Жива ли она еще, ее любовь? Или притаилась где-нибудь в самом тайнике ее сердца, застывая там под бесстрастным взором самоанализа, напуганная насмешливым смехом, полузадушенная костлявыми пальцами?
— О, где ты, дитя моего сердца, моя любовь? — вздыхала она. — Жива ли ты, или уже умерла, вместе с моей красотой?
На следующий день владелец Бьёрне рано утром вошел в комнату жены.
— Присмотри, Гюстав, чтобы все в доме опять привели в порядок, — сказал он. — Я поеду за Марианной.
— Не беспокойся, дорогой Мельхиор, все будет в порядке, — отвечала она.
Дальнейших объяснений не требовалось; все и так было ясно.

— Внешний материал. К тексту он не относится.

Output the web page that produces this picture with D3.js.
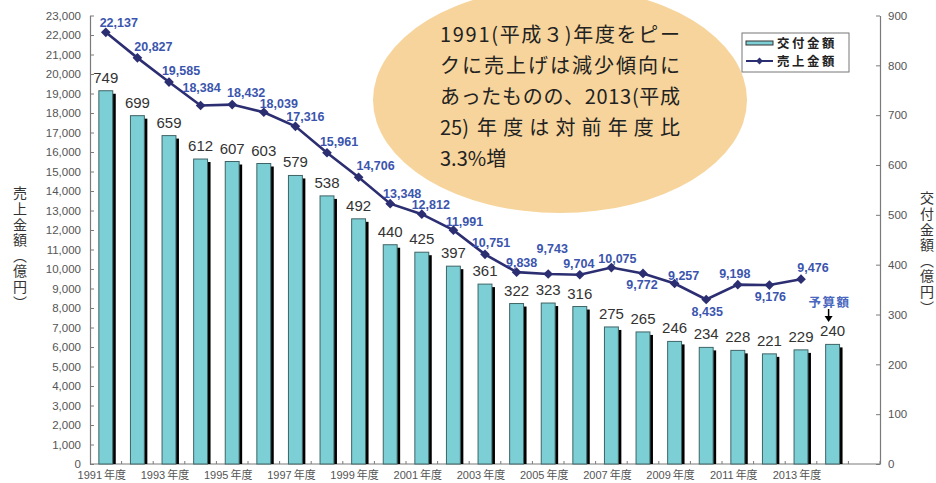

Час спустя хозяин Бьёрне был уже на пути в Экебю. Он ехал в крытых санях с откинутым верхом, одетый в свою лучшую шубу и самый красивый шарф, и по его виду невозможно было бы даже представить себе более благородного и добродушного господина. Волосы его были гладко зачесаны, лицо казалось бледным, а глаза глубоко запали.
И ничто не могло сравниться с тем блеском, с тем потоком лучей, которые излучало в тот день ясное февральское небо. Снег искрился, словно взоры молоденьких девушек при звуках первого вальса. Березы простирали к небу тонкое кружево своих ярко-коричневых ветвей, на которых местами поблескивала бахрома маленьких льдинок.
На всем в этот день лежал отблеск какого-то праздничного сияния. Кони как-то особенно весело, словно приплясывая, вскидывали передними ногами, а кучер радостно щелкал хлыстом.
Вскоре сани владельца Бьёрне подкатили к крыльцу Экебю.
Вышел слуга.
— Где твои господа? — спросил заводчик.
— Они охотятся за большим медведем с Гурлиты.
— Все ушли?
— Да, все, хозяин. Кто ради охоты, а кто ради мешка с пищей.
Заводчик рассмеялся так звонко, что смех его эхом прокатился по безмолвному двору. За удачный ответ слуга получил серебряную монету.
— Поди-ка скажи моей дочери, что я приехал за ней. Передай, что она не замерзнет: я приехал в крытых санях и, кроме того, прихватил с собой волчью шубу.
— Не угодно ли вам, хозяин, войти в дом?
— Нет, спасибо! Мне и здесь хорошо сидеть.
Слуга исчез, а заводчик остался ждать.
В этот день у него было чудесное, безоблачное настроение, которое ничто не могло испортить. Он заранее знал, что ему придется немного подождать; возможно, Марианна еще не вставала. Что же, почему бы ему и не подождать и не оглядеться?
С крыши свисала длинная сосулька, и у солнца было с ней немало хлопот. Оно нагревало верхнюю часть сосульки, и с нее начинали скатываться капельки воды. Но, едва добравшись до середины сосульки, они вновь замерзали. Солнцу так хотелось, чтобы хоть одна капля скатилась вниз по сосульке и упала на землю! Оно предпринимало все новые и новые попытки, но они каждый раз кончались неудачей. Наконец один самый отважный луч цепко ухватился за кончик сосульки, он был совсем маленький, но так и сверкал от усердия, и вот одна из капель со звоном упала на землю.